* **Material for the task**
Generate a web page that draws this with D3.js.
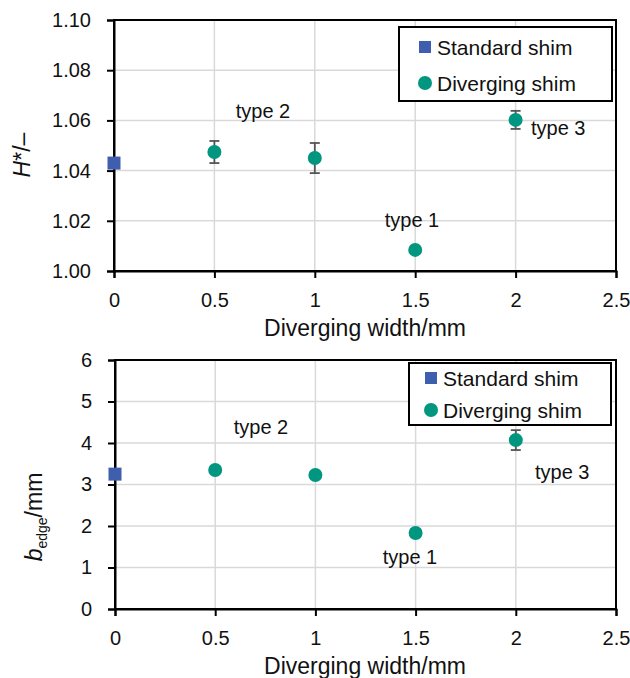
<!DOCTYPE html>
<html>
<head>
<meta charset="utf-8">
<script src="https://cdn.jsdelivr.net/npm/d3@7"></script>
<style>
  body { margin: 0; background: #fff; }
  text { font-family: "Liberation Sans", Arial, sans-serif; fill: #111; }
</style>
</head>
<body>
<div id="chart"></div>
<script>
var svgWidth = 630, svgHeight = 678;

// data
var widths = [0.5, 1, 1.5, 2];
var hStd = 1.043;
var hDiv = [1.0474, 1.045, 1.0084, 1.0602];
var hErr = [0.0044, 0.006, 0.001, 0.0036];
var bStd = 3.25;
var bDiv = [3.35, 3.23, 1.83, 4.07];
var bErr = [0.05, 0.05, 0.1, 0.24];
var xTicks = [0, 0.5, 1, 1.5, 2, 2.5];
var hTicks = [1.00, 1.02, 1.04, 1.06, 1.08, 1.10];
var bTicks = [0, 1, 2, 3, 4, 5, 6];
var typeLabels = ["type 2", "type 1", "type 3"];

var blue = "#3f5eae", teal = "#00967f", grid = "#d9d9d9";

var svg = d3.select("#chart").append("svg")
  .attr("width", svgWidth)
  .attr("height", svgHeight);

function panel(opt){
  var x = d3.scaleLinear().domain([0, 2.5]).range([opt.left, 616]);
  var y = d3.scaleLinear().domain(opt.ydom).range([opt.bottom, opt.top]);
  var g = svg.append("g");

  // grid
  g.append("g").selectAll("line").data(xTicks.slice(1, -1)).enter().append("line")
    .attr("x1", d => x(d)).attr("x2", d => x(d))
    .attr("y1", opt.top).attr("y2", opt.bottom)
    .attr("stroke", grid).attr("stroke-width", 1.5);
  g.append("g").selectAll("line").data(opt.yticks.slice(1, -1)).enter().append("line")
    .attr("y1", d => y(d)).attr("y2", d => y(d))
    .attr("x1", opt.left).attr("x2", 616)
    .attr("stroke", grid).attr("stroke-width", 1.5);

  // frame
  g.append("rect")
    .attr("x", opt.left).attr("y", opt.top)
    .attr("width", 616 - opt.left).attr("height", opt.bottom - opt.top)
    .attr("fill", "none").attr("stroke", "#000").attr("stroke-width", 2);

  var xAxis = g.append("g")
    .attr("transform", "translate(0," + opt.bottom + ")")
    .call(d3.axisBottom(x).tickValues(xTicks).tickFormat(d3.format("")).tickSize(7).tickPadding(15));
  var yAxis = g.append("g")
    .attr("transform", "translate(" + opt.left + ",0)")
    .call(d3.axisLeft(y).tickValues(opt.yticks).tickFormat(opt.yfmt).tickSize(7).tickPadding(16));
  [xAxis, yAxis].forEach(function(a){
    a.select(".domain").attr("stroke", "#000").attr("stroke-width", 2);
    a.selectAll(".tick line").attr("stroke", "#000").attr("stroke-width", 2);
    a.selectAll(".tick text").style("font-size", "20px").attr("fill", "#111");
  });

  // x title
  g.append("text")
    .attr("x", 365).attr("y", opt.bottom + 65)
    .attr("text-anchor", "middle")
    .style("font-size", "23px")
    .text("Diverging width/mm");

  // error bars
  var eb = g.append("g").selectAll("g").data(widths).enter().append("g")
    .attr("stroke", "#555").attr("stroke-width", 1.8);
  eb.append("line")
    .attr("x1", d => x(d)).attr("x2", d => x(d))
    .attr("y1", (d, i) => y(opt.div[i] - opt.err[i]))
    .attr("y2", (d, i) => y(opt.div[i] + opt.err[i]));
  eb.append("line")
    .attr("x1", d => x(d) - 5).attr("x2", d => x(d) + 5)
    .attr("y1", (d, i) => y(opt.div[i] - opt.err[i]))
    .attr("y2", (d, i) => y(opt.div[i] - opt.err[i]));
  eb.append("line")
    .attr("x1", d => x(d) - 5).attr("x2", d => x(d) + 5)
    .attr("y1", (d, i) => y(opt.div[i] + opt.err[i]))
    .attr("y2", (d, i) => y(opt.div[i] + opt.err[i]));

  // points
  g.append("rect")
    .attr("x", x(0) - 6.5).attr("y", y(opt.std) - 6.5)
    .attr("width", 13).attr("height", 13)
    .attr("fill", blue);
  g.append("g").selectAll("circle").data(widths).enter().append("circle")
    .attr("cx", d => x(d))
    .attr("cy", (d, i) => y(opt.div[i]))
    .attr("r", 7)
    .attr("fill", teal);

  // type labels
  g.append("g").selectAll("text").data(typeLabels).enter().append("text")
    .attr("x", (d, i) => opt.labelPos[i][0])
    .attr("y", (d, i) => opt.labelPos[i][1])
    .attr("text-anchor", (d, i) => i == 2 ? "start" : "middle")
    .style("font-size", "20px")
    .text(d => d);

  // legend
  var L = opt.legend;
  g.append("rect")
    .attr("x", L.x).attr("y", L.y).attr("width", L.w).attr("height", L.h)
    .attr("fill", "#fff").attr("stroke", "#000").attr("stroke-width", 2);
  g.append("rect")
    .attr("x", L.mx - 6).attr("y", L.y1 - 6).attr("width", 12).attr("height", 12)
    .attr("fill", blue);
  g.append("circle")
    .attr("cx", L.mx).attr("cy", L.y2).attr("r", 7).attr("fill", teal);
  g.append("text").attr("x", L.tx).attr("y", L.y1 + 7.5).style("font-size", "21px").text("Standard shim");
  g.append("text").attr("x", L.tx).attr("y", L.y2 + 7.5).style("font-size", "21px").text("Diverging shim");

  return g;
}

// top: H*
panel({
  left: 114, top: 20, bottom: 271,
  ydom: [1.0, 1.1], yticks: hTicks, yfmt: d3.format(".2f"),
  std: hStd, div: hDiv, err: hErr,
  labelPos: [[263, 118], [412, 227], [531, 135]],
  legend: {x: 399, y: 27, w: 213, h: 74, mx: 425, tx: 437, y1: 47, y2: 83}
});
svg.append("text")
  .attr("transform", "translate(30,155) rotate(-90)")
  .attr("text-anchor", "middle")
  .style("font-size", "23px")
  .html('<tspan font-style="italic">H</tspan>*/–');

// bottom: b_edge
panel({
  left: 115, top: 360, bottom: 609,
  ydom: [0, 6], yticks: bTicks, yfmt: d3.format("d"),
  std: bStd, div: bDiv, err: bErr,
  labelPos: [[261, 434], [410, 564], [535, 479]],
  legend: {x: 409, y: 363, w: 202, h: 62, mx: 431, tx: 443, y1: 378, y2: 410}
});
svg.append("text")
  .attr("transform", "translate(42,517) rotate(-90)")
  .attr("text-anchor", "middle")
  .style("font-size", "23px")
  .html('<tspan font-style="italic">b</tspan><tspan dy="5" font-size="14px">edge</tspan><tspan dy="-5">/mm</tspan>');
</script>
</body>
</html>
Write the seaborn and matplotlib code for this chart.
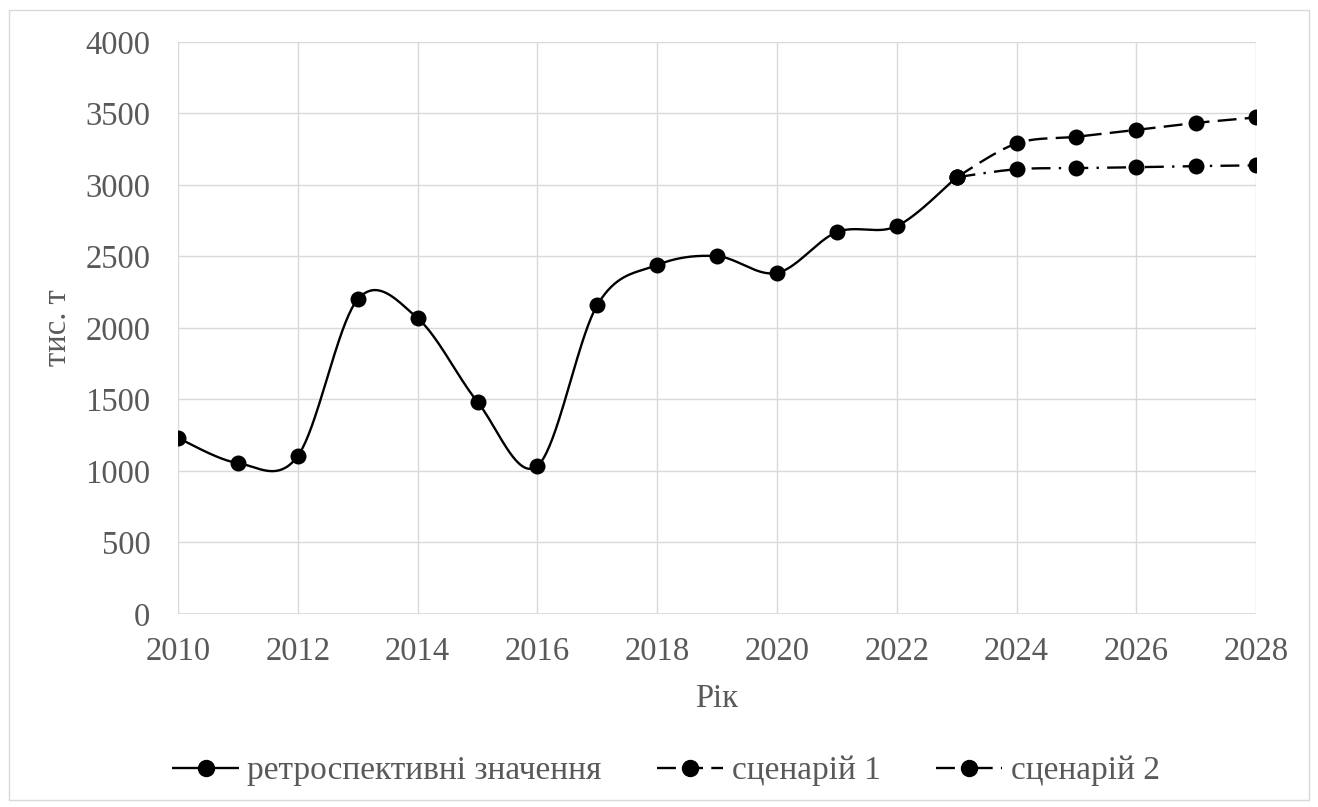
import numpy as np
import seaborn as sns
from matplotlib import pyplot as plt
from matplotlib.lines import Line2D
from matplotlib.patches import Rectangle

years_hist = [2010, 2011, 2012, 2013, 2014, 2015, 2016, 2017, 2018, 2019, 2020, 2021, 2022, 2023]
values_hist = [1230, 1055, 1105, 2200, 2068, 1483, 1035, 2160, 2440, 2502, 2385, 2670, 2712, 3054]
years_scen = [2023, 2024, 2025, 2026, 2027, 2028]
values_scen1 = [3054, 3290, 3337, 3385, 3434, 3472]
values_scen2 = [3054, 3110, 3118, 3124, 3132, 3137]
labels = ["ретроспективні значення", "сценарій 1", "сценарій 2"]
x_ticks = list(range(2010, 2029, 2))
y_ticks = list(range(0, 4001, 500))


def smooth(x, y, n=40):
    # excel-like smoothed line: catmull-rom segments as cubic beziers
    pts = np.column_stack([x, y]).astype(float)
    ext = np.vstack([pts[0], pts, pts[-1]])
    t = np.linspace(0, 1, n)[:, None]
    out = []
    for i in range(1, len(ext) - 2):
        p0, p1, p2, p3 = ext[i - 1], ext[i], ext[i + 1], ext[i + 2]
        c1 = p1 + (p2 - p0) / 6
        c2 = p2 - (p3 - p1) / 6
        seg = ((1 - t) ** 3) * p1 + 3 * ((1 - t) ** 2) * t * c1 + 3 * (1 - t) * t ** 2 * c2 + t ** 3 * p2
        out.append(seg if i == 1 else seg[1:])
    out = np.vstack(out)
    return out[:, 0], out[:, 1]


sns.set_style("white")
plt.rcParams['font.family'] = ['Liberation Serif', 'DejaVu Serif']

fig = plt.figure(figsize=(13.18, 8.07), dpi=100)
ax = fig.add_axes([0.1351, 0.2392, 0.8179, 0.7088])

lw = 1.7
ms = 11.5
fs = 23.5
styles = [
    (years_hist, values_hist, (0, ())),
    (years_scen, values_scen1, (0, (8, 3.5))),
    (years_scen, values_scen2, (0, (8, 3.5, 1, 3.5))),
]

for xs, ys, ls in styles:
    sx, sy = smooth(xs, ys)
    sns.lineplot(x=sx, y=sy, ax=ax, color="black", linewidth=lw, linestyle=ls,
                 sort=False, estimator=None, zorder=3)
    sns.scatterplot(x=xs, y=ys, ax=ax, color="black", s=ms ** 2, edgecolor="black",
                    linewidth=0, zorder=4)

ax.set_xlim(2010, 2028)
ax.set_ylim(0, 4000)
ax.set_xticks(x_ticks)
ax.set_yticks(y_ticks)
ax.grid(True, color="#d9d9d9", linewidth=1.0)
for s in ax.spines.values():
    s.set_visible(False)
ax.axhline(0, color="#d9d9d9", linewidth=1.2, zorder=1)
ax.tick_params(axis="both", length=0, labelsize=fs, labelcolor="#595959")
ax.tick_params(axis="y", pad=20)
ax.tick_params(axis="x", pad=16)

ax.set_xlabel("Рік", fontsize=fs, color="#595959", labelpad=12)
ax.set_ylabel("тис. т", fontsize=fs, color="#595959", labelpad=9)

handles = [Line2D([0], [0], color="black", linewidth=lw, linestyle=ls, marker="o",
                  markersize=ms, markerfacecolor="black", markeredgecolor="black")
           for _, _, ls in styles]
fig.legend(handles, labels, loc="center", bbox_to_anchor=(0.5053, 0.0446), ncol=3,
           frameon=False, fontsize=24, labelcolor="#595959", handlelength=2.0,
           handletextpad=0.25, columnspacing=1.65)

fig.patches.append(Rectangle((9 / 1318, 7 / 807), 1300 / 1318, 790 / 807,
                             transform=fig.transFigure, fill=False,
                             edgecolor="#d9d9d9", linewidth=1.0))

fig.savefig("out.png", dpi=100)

* **Written exercise**
Find the string "seaborn" in the entries above and return each line that holds it.

* **Exercise answer**
Write the seaborn and matplotlib code for this chart.
import seaborn as sns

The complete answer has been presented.